Scientific classification
- Domain: Eukaryota
- Kingdom: Fungi
- Division: Ascomycota
- Class: Sordariomycetes
- Order: Hypocreales
- Family: Bionectriaceae
- Genus: Clonostachys
- Species: C. rosea
- Forma: C. r. f. rosea
- Trionomial name: Clonostachys rosea f. rosea (Link) Schroers (1999)
- Synonyms: Clonostachys araucaria Clonostachys araucaria var. confusa Clonostachys rosea Gliocladium aureum Gliocladium roseum Haplotrichum roseum Penicillium roseum

= Clonostachys rosea f. rosea =

Fungus taxon

Clonostachys rosea f. rosea, also known as Gliocladium roseum and commonly called the rose bracket, is a species of fungus in the family Bionectriaceae. It colonizes living plants as an endophyte, digests material in soil as a saprophyte and is also known as a parasite of other fungi and of nematodes. It produces a wide range of volatile organic compounds which are toxic to organisms including other fungi, bacteria, and insects, and is of interest as a biological pest control agent.

== Biological control ==
Clonostachys rosea protects plants against Botrytis cinerea ("grey mold") by suppressing spore production. Its hyphae have been found to coil around, penetrate, and grow inside the hyphae and conidia of B. cinerea.

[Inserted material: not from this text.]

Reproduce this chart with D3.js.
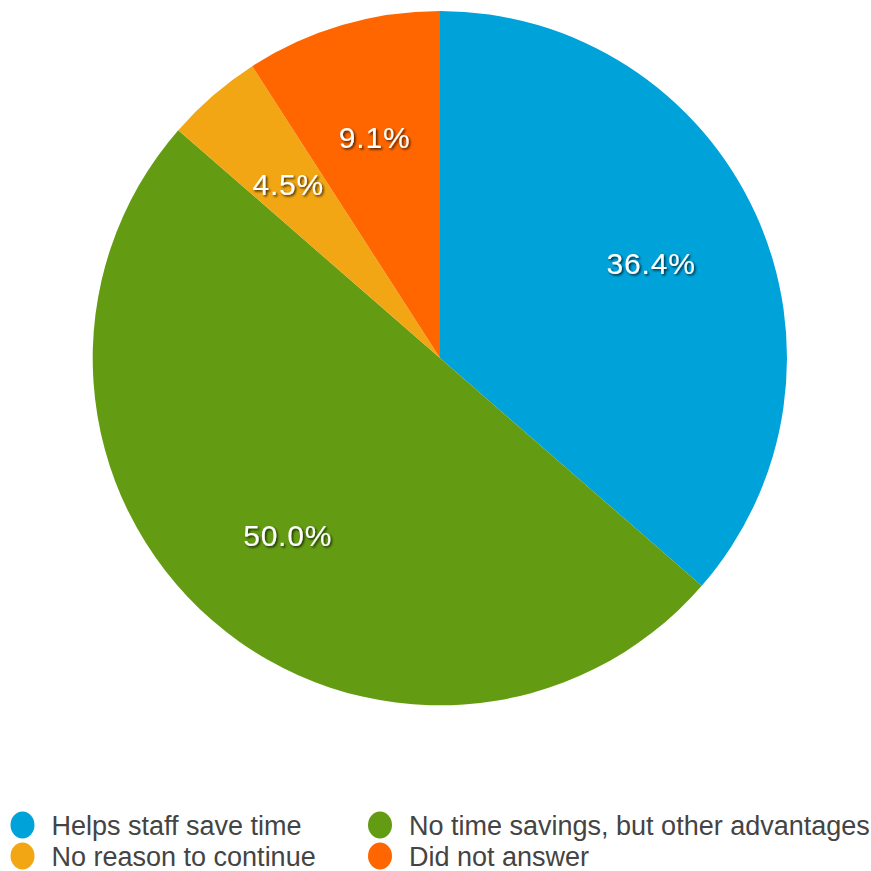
<!DOCTYPE html>
<html>
<head>
<meta charset="utf-8">
<script src="https://cdn.jsdelivr.net/npm/d3@7"></script>
<style>
  html, body { margin: 0; padding: 0; background: #fff; }
  svg { display: block; }
</style>
</head>
<body>
<svg id="chart" width="871" height="871"></svg>
<script>
// Survey responses, in drawing order (clockwise from 12 o'clock)
const categories = ["Helps staff save time", "No time savings, but other advantages", "No reason to continue", "Did not answer"];
const values = [36.4, 50.0, 4.5, 9.1];
const colors = ["#00a2da", "#639c12", "#f2a613", "#ff6600"];

// Legend order (two rows, two columns)
const legendOrder = [0, 1, 2, 3];

const svg = d3.select("#chart");
const cx = 440, cy = 358, R = 347, labelR = 232;

const defs = svg.append("defs");
const shadow = defs.append("filter").attr("id", "txtShadow")
  .attr("x", "-20%").attr("y", "-30%").attr("width", "140%").attr("height", "160%");
shadow.append("feDropShadow").attr("dx", 1.5).attr("dy", 1.5).attr("stdDeviation", 1.3)
  .attr("flood-color", "#000").attr("flood-opacity", 0.75);

const data = categories.map((c, i) => ({ name: c, value: values[i], color: colors[i] }));

const pie = d3.pie().sort(null).value(d => d.value);
const arc = d3.arc().innerRadius(0).outerRadius(R);
const labelArc = d3.arc().innerRadius(labelR).outerRadius(labelR);

const g = svg.append("g").attr("transform", `translate(${cx},${cy})`);
const arcs = pie(data);

g.selectAll("path.slice").data(arcs).join("path")
  .attr("class", "slice")
  .attr("d", arc)
  .attr("fill", d => d.data.color);

g.selectAll("text.pct").data(arcs).join("text")
  .attr("class", "pct")
  .attr("transform", d => `translate(${labelArc.centroid(d)})`)
  .attr("text-anchor", "middle")
  .attr("dy", "0.42em")
  .attr("fill", "#fff")
  .attr("filter", "url(#txtShadow)")
  .style("font-family", "'Liberation Sans', Arial, sans-serif")
  .style("font-size", "30px")
  .style("letter-spacing", "0.8px")
  .text(d => d.data.value.toFixed(1) + "%");

// Legend
const legend = svg.append("g");
const colX = [22.5, 380], rowY = [825, 856];
legendOrder.forEach((idx, k) => {
  const col = k % 2, row = Math.floor(k / 2);
  const item = legend.append("g").attr("transform", `translate(${colX[col]},${rowY[row]})`);
  item.append("ellipse").attr("rx", 12).attr("ry", 13.5).attr("fill", colors[idx]);
  item.append("text")
    .attr("x", 29).attr("dy", "0.36em")
    .attr("fill", "#444")
    .style("font-family", "'Liberation Sans', Arial, sans-serif")
    .style("font-size", "27px")
    .text(categories[idx]);
});
</script>
</body>
</html>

Nematodes are infected by C. rosea when the fungus' conidia attach to their cuticle and germinate, going on to produce germ tubes which penetrate the host's body and kill it.

== Biofuels ==

In 2008 an isolate of Clonostachys rosea (NRRL 50072) was identified as producing a series of volatile compounds that are similar to some existing fuels, including diesel. However, the taxonomy of this isolate was later revised to Ascocoryne sarcoides.